JAKARTA (Arrahmah.id) – Menteri Agama Yaqut Cholil Qoumas mengatakan penggunaan pengeras suara di masjid harus diatur agar tercipta hubungan yang lebih harmonis dalam kehidupan antarumat beragama.
Dia pun mengibaratkan gonggongan anjing yang menggangu hidup bertetangga.
“Kita bayangkan, saya Muslim saya hidup di lingkungan nonmuslim, kemudian rumah ibadah mereka membunyikan toa sehari lima kali dengan keras secara bersamaan, itu rasanya bagaimana?” kata Yaqut di Pekanbaru, Riau, dikutip Antara, Rabu (23/2).
“Contohnya lagi, misalkan tetangga kita kiri kanan depan belakang pelihara anjing semua, misalnya menggonggong di waktu yang bersamaan, kita terganggu tidak? Artinya semua suara-suara harus kita atur agar tidak menjadi gangguan,” lanjut Yaqut.
Yaqut menyatakan tidak melarang rumah ibadah umat Islam menggunakan pengeras suara atau toa. Namun penggunaannya, kata Yaqut, harus diatur agar tidak mengganggu kehidupan umat beragama nonmuslim.
Dia menyatakan aturan ini sebagai pedoman untuk meningkatkan manfaat dan mengurangi hal yang tidak bermanfaat.
Sebab menurutnya, Indonesia yang mayoritas Muslim, hampir di setiap daerah sekitar 100-200 meter terdapat masjid atau musala.
Kementerian Agama telah mengeluarkan Surat Edaran (SE) Nomor 5 Tahun 2022 mengenai pedoman penggunaan pengeras suara di masjid dan musala. Dalam surat ini diatur penggunaan waktu dan kekuatan dari pengeras suara di masjid dan musala.
“Surat edaran ini dikeluarkan dengan tujuan agar tidak ada umat agama lain yang terganggu. Kita tahu itu syiar agama Islam, silakan gunakan toa, tapi tentu harus diatur. Diatur bagaimana volumenya tidak boleh keras, maksimal 100 desibel,” katanya.
Yaqut juga mengatakan waktu penggunaan pengeras suara tersebut dapat digunakan juga perlu diatur, baik setelah atau sebelum azan dikumandangkan.
“Bagaimana menggunakan sepiker di dalam atau luar masjid juga diatur. Tidak ada pelarangan.

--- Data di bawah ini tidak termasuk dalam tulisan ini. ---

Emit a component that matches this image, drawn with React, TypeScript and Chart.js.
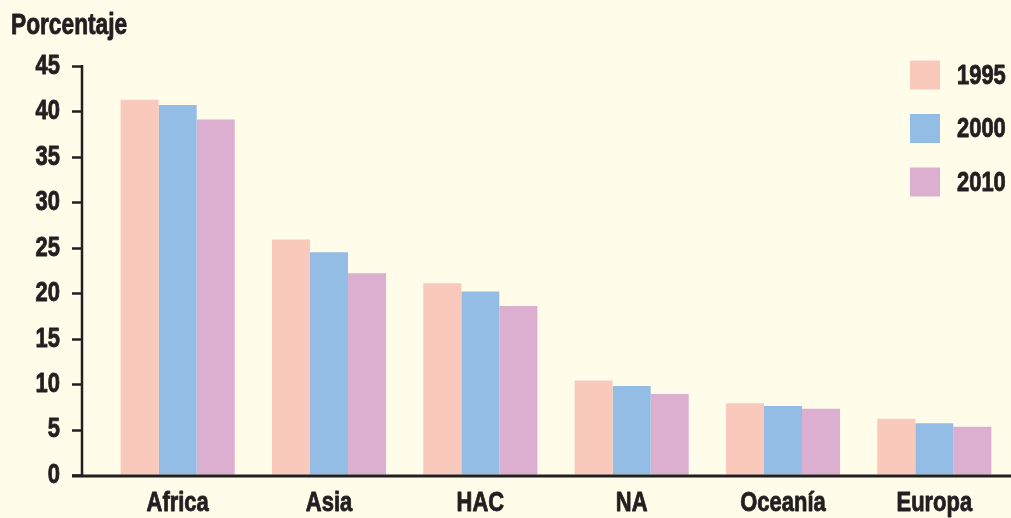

Aturan ini dibuat semata-mata hanya untuk membuat masyarakat kita semakin harmonis,” katanya.
Yaqut menyatakan pengeras suara di masjid maupun musala diatur agar tidak ada yang merasa terganggu. Selain itu, menurutnya, niat menggunakan pengeras suara sebagai sarana syiar Islam dapat tepat dilaksanakan, tanpa harus mengganggu umat beragama lain.
“Kita harus menghargai mereka yang berbeda dengan kita,” ujarnya.
Diberitakan sebelumnya, Menteri Agama menerbitkan Surat Edaran bernomor 05 Tahun 2022 tentang Pedoman Penggunaan Suara di Masjid dan Musala.
SE ini diteken Menag Yaqut Cholil Qoumas pada 18 Februari 2022 lalu dengan tujuan meningkatkan ketentraman, ketertiban, dan keharmonisan antarwarga.
Berikut aturan dalam SE Menag 05 Tahun 2022 terkait pedoman pemasangan dan penggunaan toa masjid:
- Pemasangan pengeras suara dipisahkan antara pengeras suara yang difungsikan ke luar dengan pengeras suara yang difungsikan ke dalam masjid/musala;
- Untuk mendapatkan hasil suara yang optimal, hendaknya dilakukan pengaturan akustik yang baik;
- Volume pengeras suara diatur sesuai dengan kebutuhan, dan paling besar 100 dB (seratus desibel);
- Dalam hal penggunaan pengeras suara dengan pemutaran rekaman, hendaknya memperhatikan kualitas rekaman, waktu, dan bacaan akhir ayat, selawat/tarhim.